◆ Prompt
Leave out the pictures and copy every record exactly.

◆ Dataset records
·····
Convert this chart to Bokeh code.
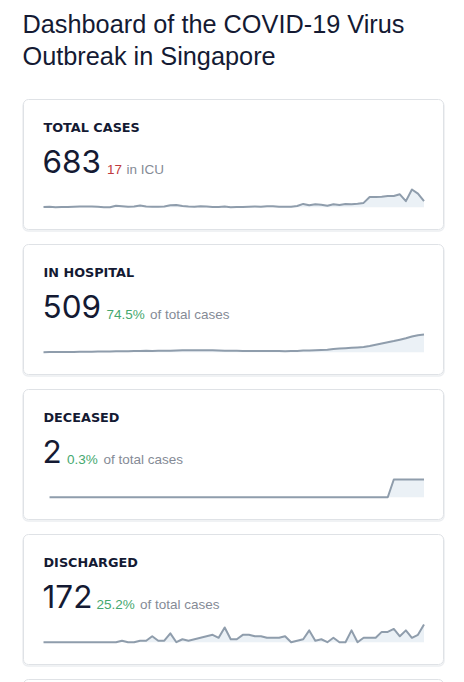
from bokeh.plotting import figure
from bokeh.models import Range1d
from bokeh.core.properties import value
from bokeh.embed import file_html
from bokeh.resources import INLINE

# ---------------- data ----------------
title_lines = ["Dashboard of the COVID-19 Virus", "Outbreak in Singapore"]
card_titles = ["TOTAL CASES", "IN HOSPITAL", "DECEASED", "DISCHARGED"]
card_numbers = ["683", "509", "2", "172"]
note_values = ["17", "74.5%", "0.3%", "25.2%"]
note_texts = ["in ICU", "of total cases", "of total cases", "of total cases"]

days = list(range(64))
new_cases = [1, 2, 0, 1, 1, 2, 3, 3, 3, 2, 0, 0, 6, 4, 2, 3, 7, 3, 2, 2,
             3, 8, 9, 5, 3, 2, 4, 3, 1, 1, 3, 0, 1, 1, 2, 3, 2, 4, 4, 2,
             2, 2, 5, 13, 8, 12, 10, 6, 12, 9, 13, 12, 14, 17, 40, 40, 41, 44, 44, 51,
             24, 70, 54, 24]
in_hospital = [1, 3, 3, 4, 5, 7, 10, 13, 16, 18, 18, 18, 24, 27, 29, 32, 38, 40, 38, 39,
               41, 43, 52, 55, 57, 57, 58, 57, 53, 51, 44, 42, 41, 37, 34, 33, 31, 32, 33, 32,
               30, 32, 36, 47, 47, 58, 66, 72, 95, 105, 115, 125, 138, 150, 180, 215, 250, 285, 320, 360,
               400, 450, 490, 509]
deceased_days = days[1:]
deceased = [0] * 57 + [2, 2, 2, 2, 2, 2]
discharged = [0, 0, 0, 0, 0, 0, 0, 0, 0, 0, 0, 0,
              0, 1, 0, 0, 1, 1, 4, 1, 1, 6, 0, 2, 1, 2, 3, 4, 5, 3, 10,
              2, 2, 5, 5, 4, 4, 3, 3, 3, 4, 0, 1, 2, 8, 1, 2, 0, 3, 0, 0,
              8, 0, 3, 3, 3, 7, 7, 9, 4, 8, 3, 5, 12]

series = [(days, new_cases), (days, in_hospital), (deceased_days, deceased), (days, discharged)]

# ---------------- layout / style ----------------
W, H = 456, 682
FONT = "Liberation Sans"
NAVY = "#141a33"
GREY = "#858b96"
RED = "#bf3a40"
GREEN = "#45a86f"
LINE = "#8f9dac"
FILL = "#d3dfec"

card_tops = [99, 244, 389, 534]
card_left, card_right, card_h = 23, 443, 130
spark_x0, spark_x1 = 43, 423.5
spark_base_off, spark_height = 107.7, 17.7
note_x = [(106.5, 126), (106, 149.5), (66.5, 103), (96, 139.5)]
# vertical positions (text anchor) measured against the reference
title_y = [23, 55]
card_title_off = 27.7
number_off = 62
note_off = 69.5

p = figure(width=W, height=H, x_range=Range1d(0, W), y_range=Range1d(H, 0),
           output_backend="svg", toolbar_location=None, min_border=0,
           x_axis_location=None, y_axis_location=None)
p.grid.visible = False
p.outline_line_color = None
p.background_fill_color = "white"
p.border_fill_color = "white"

# title
p.text(x=[22, 22], y=title_y, text=title_lines, text_font=value(FONT), text_font_size="25.3px",
       text_color=NAVY, text_baseline="alphabetic", text_align="left")

# x range shared by the sparklines
n = len(days)
span_x = W * (n - 1) / (spark_x1 - spark_x0)
lo_x = -spark_x0 * span_x / W
p.extra_x_ranges = {"spark_x": Range1d(lo_x, lo_x + span_x)}

# card boxes (the fifth one is the next card, cut off by the window)
for top in card_tops + [card_tops[-1] + 145]:
    p.quad(left=card_left - 0.5, right=card_right + 0.5, top=top + 1.5, bottom=top + card_h + 1.5,
           fill_color=None, line_color="#eceef1", line_width=1.5, border_radius=5)
    p.quad(left=card_left, right=card_right, top=top, bottom=top + card_h,
           fill_color="white", line_color="#dfe2e6", line_width=1, border_radius=5)

extra_y = {}
for k, top in enumerate(card_tops):
    xs, ys = series[k]
    base = top + spark_base_off
    m = max(ys)
    span_y = H * m / spark_height
    lo_y = (base - H) * span_y / H
    extra_y[f"spark{k}"] = Range1d(lo_y, lo_y + span_y)
p.extra_y_ranges = extra_y

for k, top in enumerate(card_tops):
    xs, ys = series[k]
    name = f"spark{k}"
    p.varea(x=xs, y1=0, y2=ys, fill_color=FILL, fill_alpha=0.45,
            x_range_name="spark_x", y_range_name=name)
    p.line(x=xs, y=ys, line_color=LINE, line_width=2, line_join="round",
           x_range_name="spark_x", y_range_name=name)

    p.text(x=[43], y=[top + card_title_off], text=[card_titles[k]], text_font=value("DejaVu Sans"),
           text_font_style="bold", text_font_size="12.8px", text_color=NAVY,
           text_baseline="alphabetic")
    p.text(x=[42], y=[top + number_off], text=[card_numbers[k]], text_font=value("Inter"),
           text_font_size="31.5px", text_color=NAVY, text_baseline="alphabetic")
    p.text(x=[note_x[k][0]], y=[top + note_off], text=[note_values[k]], text_font=value(FONT),
           text_font_size="13.5px", text_color=RED if k == 0 else GREEN,
           text_baseline="alphabetic")
    p.text(x=[note_x[k][1]], y=[top + note_off], text=[note_texts[k]], text_font=value(FONT),
           text_font_size="13.5px", text_color=GREY, text_baseline="alphabetic")

open("out.html", "w").write(file_html(p, INLINE))
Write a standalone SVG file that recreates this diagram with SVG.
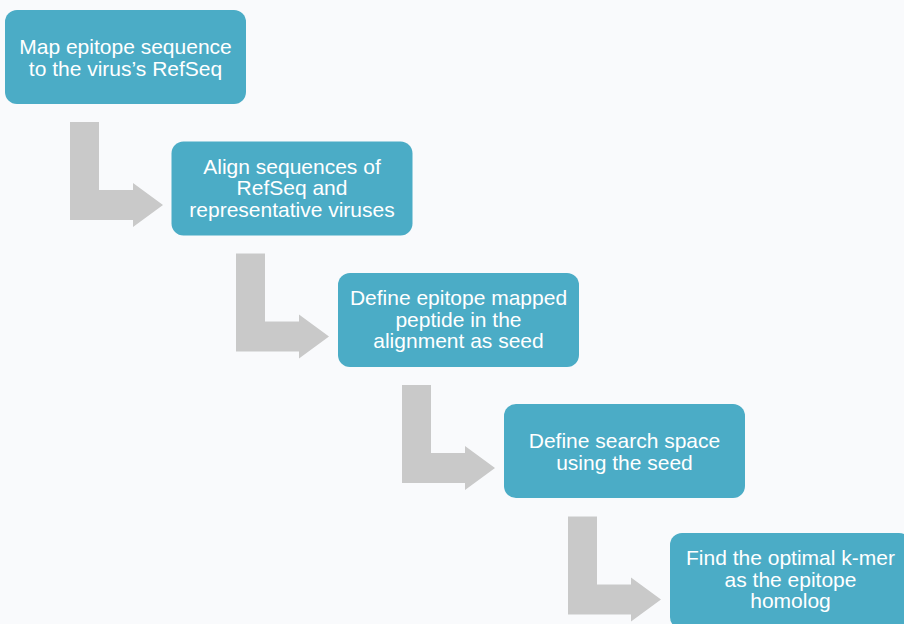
·····
◆ Full answer
Convert this chart to Bokeh code.
from bokeh.plotting import figure
from bokeh.models import Range1d
from bokeh.core.properties import value
from bokeh.embed import file_html
from bokeh.resources import INLINE

# ---------------- data ----------------
title_lines = ["Dashboard of the COVID-19 Virus", "Outbreak in Singapore"]
card_titles = ["TOTAL CASES", "IN HOSPITAL", "DECEASED", "DISCHARGED"]
card_numbers = ["683", "509", "2", "172"]
note_values = ["17", "74.5%", "0.3%", "25.2%"]
note_texts = ["in ICU", "of total cases", "of total cases", "of total cases"]

days = list(range(64))
new_cases = [1, 2, 0, 1, 1, 2, 3, 3, 3, 2, 0, 0, 6, 4, 2, 3, 7, 3, 2, 2,
             3, 8, 9, 5, 3, 2, 4, 3, 1, 1, 3, 0, 1, 1, 2, 3, 2, 4, 4, 2,
             2, 2, 5, 13, 8, 12, 10, 6, 12, 9, 13, 12, 14, 17, 40, 40, 41, 44, 44, 51,
             24, 70, 54, 24]
in_hospital = [1, 3, 3, 4, 5, 7, 10, 13, 16, 18, 18, 18, 24, 27, 29, 32, 38, 40, 38, 39,
               41, 43, 52, 55, 57, 57, 58, 57, 53, 51, 44, 42, 41, 37, 34, 33, 31, 32, 33, 32,
               30, 32, 36, 47, 47, 58, 66, 72, 95, 105, 115, 125, 138, 150, 180, 215, 250, 285, 320, 360,
               400, 450, 490, 509]
deceased_days = days[1:]
deceased = [0] * 57 + [2, 2, 2, 2, 2, 2]
discharged = [0, 0, 0, 0, 0, 0, 0, 0, 0, 0, 0, 0,
              0, 1, 0, 0, 1, 1, 4, 1, 1, 6, 0, 2, 1, 2, 3, 4, 5, 3, 10,
              2, 2, 5, 5, 4, 4, 3, 3, 3, 4, 0, 1, 2, 8, 1, 2, 0, 3, 0, 0,
              8, 0, 3, 3, 3, 7, 7, 9, 4, 8, 3, 5, 12]

series = [(days, new_cases), (days, in_hospital), (deceased_days, deceased), (days, discharged)]

# ---------------- layout / style ----------------
W, H = 456, 682
FONT = "Liberation Sans"
NAVY = "#141a33"
GREY = "#858b96"
RED = "#bf3a40"
GREEN = "#45a86f"
LINE = "#8f9dac"
FILL = "#d3dfec"

card_tops = [99, 244, 389, 534]
card_left, card_right, card_h = 23, 443, 130
spark_x0, spark_x1 = 43, 423.5
spark_base_off, spark_height = 107.7, 17.7
note_x = [(106.5, 126), (106, 149.5), (66.5, 103), (96, 139.5)]
# vertical positions (text anchor) measured against the reference
title_y = [23, 55]
card_title_off = 27.7
number_off = 62
note_off = 69.5

p = figure(width=W, height=H, x_range=Range1d(0, W), y_range=Range1d(H, 0),
           output_backend="svg", toolbar_location=None, min_border=0,
           x_axis_location=None, y_axis_location=None)
p.grid.visible = False
p.outline_line_color = None
p.background_fill_color = "white"
p.border_fill_color = "white"

# title
p.text(x=[22, 22], y=title_y, text=title_lines, text_font=value(FONT), text_font_size="25.3px",
       text_color=NAVY, text_baseline="alphabetic", text_align="left")

# x range shared by the sparklines
n = len(days)
span_x = W * (n - 1) / (spark_x1 - spark_x0)
lo_x = -spark_x0 * span_x / W
p.extra_x_ranges = {"spark_x": Range1d(lo_x, lo_x + span_x)}

# card boxes (the fifth one is the next card, cut off by the window)
for top in card_tops + [card_tops[-1] + 145]:
    p.quad(left=card_left - 0.5, right=card_right + 0.5, top=top + 1.5, bottom=top + card_h + 1.5,
           fill_color=None, line_color="#eceef1", line_width=1.5, border_radius=5)
    p.quad(left=card_left, right=card_right, top=top, bottom=top + card_h,
           fill_color="white", line_color="#dfe2e6", line_width=1, border_radius=5)

extra_y = {}
for k, top in enumerate(card_tops):
    xs, ys = series[k]
    base = top + spark_base_off
    m = max(ys)
    span_y = H * m / spark_height
    lo_y = (base - H) * span_y / H
    extra_y[f"spark{k}"] = Range1d(lo_y, lo_y + span_y)
p.extra_y_ranges = extra_y

for k, top in enumerate(card_tops):
    xs, ys = series[k]
    name = f"spark{k}"
    p.varea(x=xs, y1=0, y2=ys, fill_color=FILL, fill_alpha=0.45,
            x_range_name="spark_x", y_range_name=name)
    p.line(x=xs, y=ys, line_color=LINE, line_width=2, line_join="round",
           x_range_name="spark_x", y_range_name=name)

    p.text(x=[43], y=[top + card_title_off], text=[card_titles[k]], text_font=value("DejaVu Sans"),
           text_font_style="bold", text_font_size="12.8px", text_color=NAVY,
           text_baseline="alphabetic")
    p.text(x=[42], y=[top + number_off], text=[card_numbers[k]], text_font=value("Inter"),
           text_font_size="31.5px", text_color=NAVY, text_baseline="alphabetic")
    p.text(x=[note_x[k][0]], y=[top + note_off], text=[note_values[k]], text_font=value(FONT),
           text_font_size="13.5px", text_color=RED if k == 0 else GREEN,
           text_baseline="alphabetic")
    p.text(x=[note_x[k][1]], y=[top + note_off], text=[note_texts[k]], text_font=value(FONT),
           text_font_size="13.5px", text_color=GREY, text_baseline="alphabetic")

open("out.html", "w").write(file_html(p, INLINE))
Write a standalone SVG file that recreates this diagram with SVG.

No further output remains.